▸ Your objective: Transcribe the lines below verbatim, skipping the images.

-- Data segment start --

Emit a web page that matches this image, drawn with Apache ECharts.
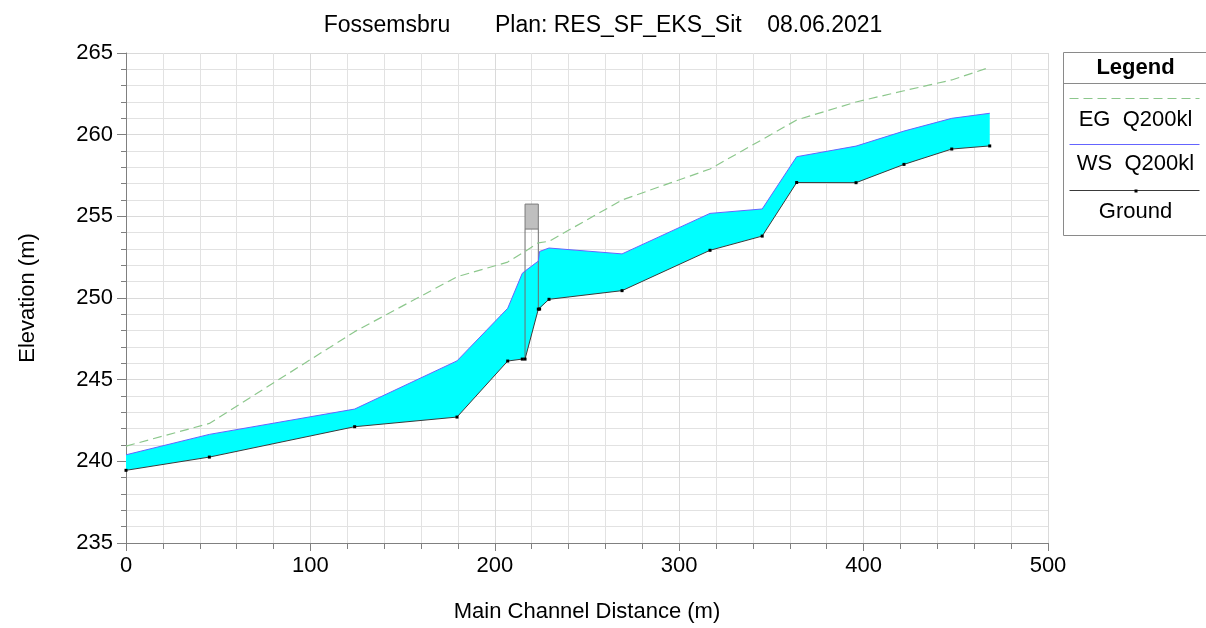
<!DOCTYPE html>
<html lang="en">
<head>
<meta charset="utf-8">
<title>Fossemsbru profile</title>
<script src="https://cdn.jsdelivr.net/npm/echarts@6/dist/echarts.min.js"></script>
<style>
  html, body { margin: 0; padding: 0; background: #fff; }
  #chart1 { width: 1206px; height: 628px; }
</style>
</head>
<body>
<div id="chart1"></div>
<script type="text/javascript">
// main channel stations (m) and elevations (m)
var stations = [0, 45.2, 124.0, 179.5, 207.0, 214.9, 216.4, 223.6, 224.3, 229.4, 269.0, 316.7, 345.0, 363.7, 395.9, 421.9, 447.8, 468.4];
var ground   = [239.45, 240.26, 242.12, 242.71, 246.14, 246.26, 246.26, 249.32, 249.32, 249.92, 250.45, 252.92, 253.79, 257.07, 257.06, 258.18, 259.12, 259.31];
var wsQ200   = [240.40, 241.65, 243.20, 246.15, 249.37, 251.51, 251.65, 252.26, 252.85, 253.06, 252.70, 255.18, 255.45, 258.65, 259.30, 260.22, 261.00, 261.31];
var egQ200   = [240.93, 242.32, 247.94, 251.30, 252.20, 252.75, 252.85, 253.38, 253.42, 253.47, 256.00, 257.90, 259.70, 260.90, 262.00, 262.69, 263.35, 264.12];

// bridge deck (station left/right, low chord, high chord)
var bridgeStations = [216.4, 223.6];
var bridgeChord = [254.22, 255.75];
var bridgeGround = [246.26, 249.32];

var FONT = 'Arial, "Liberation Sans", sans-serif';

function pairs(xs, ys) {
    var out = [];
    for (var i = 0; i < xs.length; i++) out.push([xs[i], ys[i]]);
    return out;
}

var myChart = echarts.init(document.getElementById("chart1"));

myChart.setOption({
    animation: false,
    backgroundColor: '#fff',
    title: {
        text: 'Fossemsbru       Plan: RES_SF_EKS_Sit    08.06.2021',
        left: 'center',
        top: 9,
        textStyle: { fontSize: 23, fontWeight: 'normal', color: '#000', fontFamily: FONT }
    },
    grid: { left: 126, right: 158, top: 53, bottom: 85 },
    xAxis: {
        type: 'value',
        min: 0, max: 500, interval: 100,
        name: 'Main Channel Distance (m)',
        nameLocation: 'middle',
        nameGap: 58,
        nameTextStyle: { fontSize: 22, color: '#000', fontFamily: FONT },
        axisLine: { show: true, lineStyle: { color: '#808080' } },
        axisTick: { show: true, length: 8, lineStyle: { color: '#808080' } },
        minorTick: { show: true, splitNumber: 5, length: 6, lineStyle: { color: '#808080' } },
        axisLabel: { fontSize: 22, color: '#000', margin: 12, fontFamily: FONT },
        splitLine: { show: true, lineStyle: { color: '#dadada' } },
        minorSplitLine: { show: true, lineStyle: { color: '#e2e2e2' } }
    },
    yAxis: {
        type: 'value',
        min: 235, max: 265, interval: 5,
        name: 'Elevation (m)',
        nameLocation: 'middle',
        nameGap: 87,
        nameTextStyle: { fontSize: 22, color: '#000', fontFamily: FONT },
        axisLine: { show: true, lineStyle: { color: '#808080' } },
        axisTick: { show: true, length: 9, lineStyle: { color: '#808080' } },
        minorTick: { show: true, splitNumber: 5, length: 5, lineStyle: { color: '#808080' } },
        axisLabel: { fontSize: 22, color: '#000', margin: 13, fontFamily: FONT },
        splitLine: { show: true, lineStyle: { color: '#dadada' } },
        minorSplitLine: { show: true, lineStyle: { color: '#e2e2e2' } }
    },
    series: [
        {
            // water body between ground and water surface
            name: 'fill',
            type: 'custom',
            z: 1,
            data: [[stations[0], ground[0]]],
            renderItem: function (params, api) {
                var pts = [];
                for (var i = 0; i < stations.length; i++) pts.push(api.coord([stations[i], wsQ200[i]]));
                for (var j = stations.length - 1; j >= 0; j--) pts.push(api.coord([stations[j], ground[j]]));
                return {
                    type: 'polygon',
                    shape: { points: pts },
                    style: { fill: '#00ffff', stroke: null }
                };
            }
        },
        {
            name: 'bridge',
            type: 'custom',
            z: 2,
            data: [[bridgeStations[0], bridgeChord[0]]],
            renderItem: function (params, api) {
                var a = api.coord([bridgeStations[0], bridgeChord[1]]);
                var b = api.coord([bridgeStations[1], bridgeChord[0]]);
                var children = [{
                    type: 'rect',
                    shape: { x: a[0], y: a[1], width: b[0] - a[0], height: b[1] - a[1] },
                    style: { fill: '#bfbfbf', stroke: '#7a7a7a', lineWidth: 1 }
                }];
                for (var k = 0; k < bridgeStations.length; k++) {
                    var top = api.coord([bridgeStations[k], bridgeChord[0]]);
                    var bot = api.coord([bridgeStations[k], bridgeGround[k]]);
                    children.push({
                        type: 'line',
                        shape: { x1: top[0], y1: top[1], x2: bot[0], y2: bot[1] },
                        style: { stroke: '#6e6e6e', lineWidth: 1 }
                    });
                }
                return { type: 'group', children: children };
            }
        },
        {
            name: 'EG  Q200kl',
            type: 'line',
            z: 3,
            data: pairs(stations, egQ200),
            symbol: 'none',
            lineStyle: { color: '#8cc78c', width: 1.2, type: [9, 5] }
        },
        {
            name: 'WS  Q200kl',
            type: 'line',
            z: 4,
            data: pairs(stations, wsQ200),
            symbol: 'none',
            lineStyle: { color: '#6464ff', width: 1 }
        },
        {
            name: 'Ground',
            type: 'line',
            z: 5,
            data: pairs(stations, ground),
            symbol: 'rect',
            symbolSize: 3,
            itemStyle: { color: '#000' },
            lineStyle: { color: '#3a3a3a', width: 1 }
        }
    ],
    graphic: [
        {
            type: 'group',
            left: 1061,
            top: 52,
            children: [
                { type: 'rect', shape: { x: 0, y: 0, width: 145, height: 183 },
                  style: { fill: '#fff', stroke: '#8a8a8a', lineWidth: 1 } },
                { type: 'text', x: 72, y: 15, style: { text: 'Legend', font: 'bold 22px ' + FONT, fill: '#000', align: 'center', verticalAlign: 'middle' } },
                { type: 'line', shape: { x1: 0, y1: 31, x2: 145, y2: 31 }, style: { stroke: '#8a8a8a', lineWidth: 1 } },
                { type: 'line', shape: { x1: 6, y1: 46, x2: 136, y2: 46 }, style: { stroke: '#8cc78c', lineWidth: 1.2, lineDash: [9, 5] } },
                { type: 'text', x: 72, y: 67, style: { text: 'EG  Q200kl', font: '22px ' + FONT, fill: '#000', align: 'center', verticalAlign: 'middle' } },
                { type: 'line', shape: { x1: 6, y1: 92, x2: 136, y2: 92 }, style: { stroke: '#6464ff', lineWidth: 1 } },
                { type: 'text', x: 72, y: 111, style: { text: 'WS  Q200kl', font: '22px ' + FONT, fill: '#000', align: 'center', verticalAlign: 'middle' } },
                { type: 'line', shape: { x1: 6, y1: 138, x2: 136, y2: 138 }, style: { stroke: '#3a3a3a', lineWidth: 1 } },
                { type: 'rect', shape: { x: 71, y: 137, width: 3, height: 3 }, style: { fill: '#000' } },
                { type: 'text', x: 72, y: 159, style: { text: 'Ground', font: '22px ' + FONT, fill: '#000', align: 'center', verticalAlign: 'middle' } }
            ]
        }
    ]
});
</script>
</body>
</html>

-- Data segment end --

▸ Written response:
Emit a web page that matches this image, drawn with Apache ECharts.
<!DOCTYPE html>
<html lang="en">
<head>
<meta charset="utf-8">
<title>Fossemsbru profile</title>
<script src="https://cdn.jsdelivr.net/npm/echarts@6/dist/echarts.min.js"></script>
<style>
  html, body { margin: 0; padding: 0; background: #fff; }
  #chart1 { width: 1206px; height: 628px; }
</style>
</head>
<body>
<div id="chart1"></div>
<script type="text/javascript">
// main channel stations (m) and elevations (m)
var stations = [0, 45.2, 124.0, 179.5, 207.0, 214.9, 216.4, 223.6, 224.3, 229.4, 269.0, 316.7, 345.0, 363.7, 395.9, 421.9, 447.8, 468.4];
var ground   = [239.45, 240.26, 242.12, 242.71, 246.14, 246.26, 246.26, 249.32, 249.32, 249.92, 250.45, 252.92, 253.79, 257.07, 257.06, 258.18, 259.12, 259.31];
var wsQ200   = [240.40, 241.65, 243.20, 246.15, 249.37, 251.51, 251.65, 252.26, 252.85, 253.06, 252.70, 255.18, 255.45, 258.65, 259.30, 260.22, 261.00, 261.31];
var egQ200   = [240.93, 242.32, 247.94, 251.30, 252.20, 252.75, 252.85, 253.38, 253.42, 253.47, 256.00, 257.90, 259.70, 260.90, 262.00, 262.69, 263.35, 264.12];

// bridge deck (station left/right, low chord, high chord)
var bridgeStations = [216.4, 223.6];
var bridgeChord = [254.22, 255.75];
var bridgeGround = [246.26, 249.32];

var FONT = 'Arial, "Liberation Sans", sans-serif';

function pairs(xs, ys) {
    var out = [];
    for (var i = 0; i < xs.length; i++) out.push([xs[i], ys[i]]);
    return out;
}

var myChart = echarts.init(document.getElementById("chart1"));

myChart.setOption({
    animation: false,
    backgroundColor: '#fff',
    title: {
        text: 'Fossemsbru       Plan: RES_SF_EKS_Sit    08.06.2021',
        left: 'center',
        top: 9,
        textStyle: { fontSize: 23, fontWeight: 'normal', color: '#000', fontFamily: FONT }
    },
    grid: { left: 126, right: 158, top: 53, bottom: 85 },
    xAxis: {
        type: 'value',
        min: 0, max: 500, interval: 100,
        name: 'Main Channel Distance (m)',
        nameLocation: 'middle',
        nameGap: 58,
        nameTextStyle: { fontSize: 22, color: '#000', fontFamily: FONT },
        axisLine: { show: true, lineStyle: { color: '#808080' } },
        axisTick: { show: true, length: 8, lineStyle: { color: '#808080' } },
        minorTick: { show: true, splitNumber: 5, length: 6, lineStyle: { color: '#808080' } },
        axisLabel: { fontSize: 22, color: '#000', margin: 12, fontFamily: FONT },
        splitLine: { show: true, lineStyle: { color: '#dadada' } },
        minorSplitLine: { show: true, lineStyle: { color: '#e2e2e2' } }
    },
    yAxis: {
        type: 'value',
        min: 235, max: 265, interval: 5,
        name: 'Elevation (m)',
        nameLocation: 'middle',
        nameGap: 87,
        nameTextStyle: { fontSize: 22, color: '#000', fontFamily: FONT },
        axisLine: { show: true, lineStyle: { color: '#808080' } },
        axisTick: { show: true, length: 9, lineStyle: { color: '#808080' } },
        minorTick: { show: true, splitNumber: 5, length: 5, lineStyle: { color: '#808080' } },
        axisLabel: { fontSize: 22, color: '#000', margin: 13, fontFamily: FONT },
        splitLine: { show: true, lineStyle: { color: '#dadada' } },
        minorSplitLine: { show: true, lineStyle: { color: '#e2e2e2' } }
    },
    series: [
        {
            // water body between ground and water surface
            name: 'fill',
            type: 'custom',
            z: 1,
            data: [[stations[0], ground[0]]],
            renderItem: function (params, api) {
                var pts = [];
                for (var i = 0; i < stations.length; i++) pts.push(api.coord([stations[i], wsQ200[i]]));
                for (var j = stations.length - 1; j >= 0; j--) pts.push(api.coord([stations[j], ground[j]]));
                return {
                    type: 'polygon',
                    shape: { points: pts },
                    style: { fill: '#00ffff', stroke: null }
                };
            }
        },
        {
            name: 'bridge',
            type: 'custom',
            z: 2,
            data: [[bridgeStations[0], bridgeChord[0]]],
            renderItem: function (params, api) {
                var a = api.coord([bridgeStations[0], bridgeChord[1]]);
                var b = api.coord([bridgeStations[1], bridgeChord[0]]);
                var children = [{
                    type: 'rect',
                    shape: { x: a[0], y: a[1], width: b[0] - a[0], height: b[1] - a[1] },
                    style: { fill: '#bfbfbf', stroke: '#7a7a7a', lineWidth: 1 }
                }];
                for (var k = 0; k < bridgeStations.length; k++) {
                    var top = api.coord([bridgeStations[k], bridgeChord[0]]);
                    var bot = api.coord([bridgeStations[k], bridgeGround[k]]);
                    children.push({
                        type: 'line',
                        shape: { x1: top[0], y1: top[1], x2: bot[0], y2: bot[1] },
                        style: { stroke: '#6e6e6e', lineWidth: 1 }
                    });
                }
                return { type: 'group', children: children };
            }
        },
        {
            name: 'EG  Q200kl',
            type: 'line',
            z: 3,
            data: pairs(stations, egQ200),
            symbol: 'none',
            lineStyle: { color: '#8cc78c', width: 1.2, type: [9, 5] }
        },
        {
            name: 'WS  Q200kl',
            type: 'line',
            z: 4,
            data: pairs(stations, wsQ200),
            symbol: 'none',
            lineStyle: { color: '#6464ff', width: 1 }
        },
        {
            name: 'Ground',
            type: 'line',
            z: 5,
            data: pairs(stations, ground),
            symbol: 'rect',
            symbolSize: 3,
            itemStyle: { color: '#000' },
            lineStyle: { color: '#3a3a3a', width: 1 }
        }
    ],
    graphic: [
        {
            type: 'group',
            left: 1061,
            top: 52,
            children: [
                { type: 'rect', shape: { x: 0, y: 0, width: 145, height: 183 },
                  style: { fill: '#fff', stroke: '#8a8a8a', lineWidth: 1 } },
                { type: 'text', x: 72, y: 15, style: { text: 'Legend', font: 'bold 22px ' + FONT, fill: '#000', align: 'center', verticalAlign: 'middle' } },
                { type: 'line', shape: { x1: 0, y1: 31, x2: 145, y2: 31 }, style: { stroke: '#8a8a8a', lineWidth: 1 } },
                { type: 'line', shape: { x1: 6, y1: 46, x2: 136, y2: 46 }, style: { stroke: '#8cc78c', lineWidth: 1.2, lineDash: [9, 5] } },
                { type: 'text', x: 72, y: 67, style: { text: 'EG  Q200kl', font: '22px ' + FONT, fill: '#000', align: 'center', verticalAlign: 'middle' } },
                { type: 'line', shape: { x1: 6, y1: 92, x2: 136, y2: 92 }, style: { stroke: '#6464ff', lineWidth: 1 } },
                { type: 'text', x: 72, y: 111, style: { text: 'WS  Q200kl', font: '22px ' + FONT, fill: '#000', align: 'center', verticalAlign: 'middle' } },
                { type: 'line', shape: { x1: 6, y1: 138, x2: 136, y2: 138 }, style: { stroke: '#3a3a3a', lineWidth: 1 } },
                { type: 'rect', shape: { x: 71, y: 137, width: 3, height: 3 }, style: { fill: '#000' } },
                { type: 'text', x: 72, y: 159, style: { text: 'Ground', font: '22px ' + FONT, fill: '#000', align: 'center', verticalAlign: 'middle' } }
            ]
        }
    ]
});
</script>
</body>
</html>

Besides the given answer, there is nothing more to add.